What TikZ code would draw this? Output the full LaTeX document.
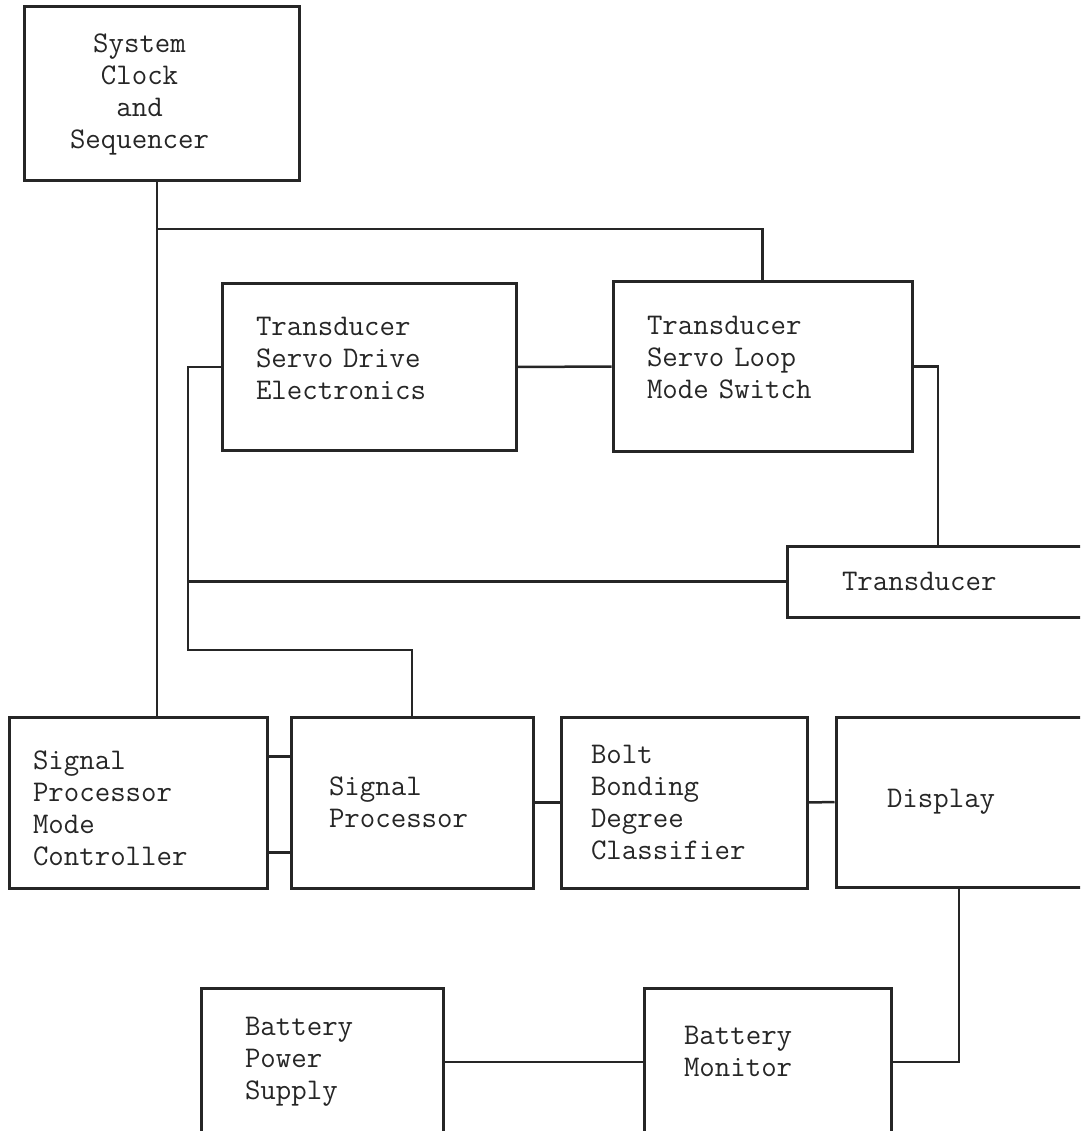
\documentclass[tikz,border=0pt]{standalone}
\usepackage{fontspec}
\usetikzlibrary{calc}
\definecolor{ScanInk}{HTML}{262626}

\begin{document}
\begin{tikzpicture}[
  x=1pt, y=-1pt,
  every node/.style={font=\ttfamily\fontsize{30}{32}\selectfont, text=ScanInk},
  block/.style={draw=ScanInk, line width=3pt, align=left, inner sep=0pt},
  wire/.style={draw=ScanInk, line width=2.5pt}
]
\useasboundingbox (0,0) rectangle (1080,1131);
\clip (0,0) rectangle (1080,1131);

% top row
\node[block, minimum width=275pt, minimum height=174pt, text width=183pt] (clock) at (161.5,94)
  {\begin{tabular}{@{}c@{}}System\\Clock\\and\\Sequencer\end{tabular}};
\node[block, minimum width=294pt, minimum height=166pt, text width=226pt, text depth=82pt] (drive) at (369,367) {Transducer\\Servo Drive\\Electronics};
\node[block, minimum width=299pt, minimum height=169pt, text width=231pt, text depth=82pt] (mode) at (762.5,366.5) {Transducer\\Servo Loop\\Mode Switch};
\node[block, minimum width=302pt, minimum height=71pt, text width=192pt] (xdcr) at (938,581.5) {Transducer};

% processing row
\node[block, minimum width=258pt, minimum height=171pt, text width=210pt, text depth=84pt] (spmc) at (138,802.5) {Signal\\Processor\\Mode\\Controller};
\node[block, minimum width=242pt, minimum height=171pt, text width=166pt] (sp) at (412,802.5) {Signal\\Processor};
\node[block, minimum width=246pt, minimum height=171pt, text width=186pt] (bolt) at (684,802.5) {Bolt\\Bonding\\Degree\\Classifier};
\node[block, minimum width=246pt, minimum height=170pt, text width=144pt] (disp) at (959,802) {Display};

% power row
\node[block, minimum width=242pt, minimum height=148pt, text width=154pt] (bps) at (322,1062) {Battery\\Power\\Supply};
\node[block, minimum width=247pt, minimum height=148pt, text width=167pt, text depth=54pt] (bm) at (767.5,1062) {Battery\\Monitor};

\coordinate (tap) at (157,229);
\coordinate (bend) at (188,650);

\draw[wire] (clock.south -| tap) -- (spmc.north -| tap);
\draw[wire] (tap) -| (mode.north);
\draw[wire] (drive.east) -- (mode.west);
\draw[wire] (drive.west) -| (bend) -| (sp.north);
\draw[wire] (xdcr.west) -- (xdcr.west -| bend);
\draw[wire] (mode.east) -| (xdcr.north);
\draw[wire] ([yshift=46pt]spmc.east) -- ([yshift=46pt]sp.west);
\draw[wire] ([yshift=-50pt]spmc.east) -- ([yshift=-50pt]sp.west);
\draw[wire] (sp.east) -- (bolt.west);
\draw[wire] (bolt.east) -- (disp.west);
\draw[wire] (disp.south) |- (bm.east);
\draw[wire] (bps.east) -- (bm.west);
\end{tikzpicture}
\end{document}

· · · ·

> _Problem description_
Send back the data above word for word, with the pictures left out.

> _Result of this exercise_
What TikZ code would draw this? Output the full LaTeX document.
\documentclass[tikz,border=0pt]{standalone}
\usepackage{fontspec}
\usetikzlibrary{calc}
\definecolor{ScanInk}{HTML}{262626}

\begin{document}
\begin{tikzpicture}[
  x=1pt, y=-1pt,
  every node/.style={font=\ttfamily\fontsize{30}{32}\selectfont, text=ScanInk},
  block/.style={draw=ScanInk, line width=3pt, align=left, inner sep=0pt},
  wire/.style={draw=ScanInk, line width=2.5pt}
]
\useasboundingbox (0,0) rectangle (1080,1131);
\clip (0,0) rectangle (1080,1131);

% top row
\node[block, minimum width=275pt, minimum height=174pt, text width=183pt] (clock) at (161.5,94)
  {\begin{tabular}{@{}c@{}}System\\Clock\\and\\Sequencer\end{tabular}};
\node[block, minimum width=294pt, minimum height=166pt, text width=226pt, text depth=82pt] (drive) at (369,367) {Transducer\\Servo Drive\\Electronics};
\node[block, minimum width=299pt, minimum height=169pt, text width=231pt, text depth=82pt] (mode) at (762.5,366.5) {Transducer\\Servo Loop\\Mode Switch};
\node[block, minimum width=302pt, minimum height=71pt, text width=192pt] (xdcr) at (938,581.5) {Transducer};

% processing row
\node[block, minimum width=258pt, minimum height=171pt, text width=210pt, text depth=84pt] (spmc) at (138,802.5) {Signal\\Processor\\Mode\\Controller};
\node[block, minimum width=242pt, minimum height=171pt, text width=166pt] (sp) at (412,802.5) {Signal\\Processor};
\node[block, minimum width=246pt, minimum height=171pt, text width=186pt] (bolt) at (684,802.5) {Bolt\\Bonding\\Degree\\Classifier};
\node[block, minimum width=246pt, minimum height=170pt, text width=144pt] (disp) at (959,802) {Display};

% power row
\node[block, minimum width=242pt, minimum height=148pt, text width=154pt] (bps) at (322,1062) {Battery\\Power\\Supply};
\node[block, minimum width=247pt, minimum height=148pt, text width=167pt, text depth=54pt] (bm) at (767.5,1062) {Battery\\Monitor};

\coordinate (tap) at (157,229);
\coordinate (bend) at (188,650);

\draw[wire] (clock.south -| tap) -- (spmc.north -| tap);
\draw[wire] (tap) -| (mode.north);
\draw[wire] (drive.east) -- (mode.west);
\draw[wire] (drive.west) -| (bend) -| (sp.north);
\draw[wire] (xdcr.west) -- (xdcr.west -| bend);
\draw[wire] (mode.east) -| (xdcr.north);
\draw[wire] ([yshift=46pt]spmc.east) -- ([yshift=46pt]sp.west);
\draw[wire] ([yshift=-50pt]spmc.east) -- ([yshift=-50pt]sp.west);
\draw[wire] (sp.east) -- (bolt.west);
\draw[wire] (bolt.east) -- (disp.west);
\draw[wire] (disp.south) |- (bm.east);
\draw[wire] (bps.east) -- (bm.west);
\end{tikzpicture}
\end{document}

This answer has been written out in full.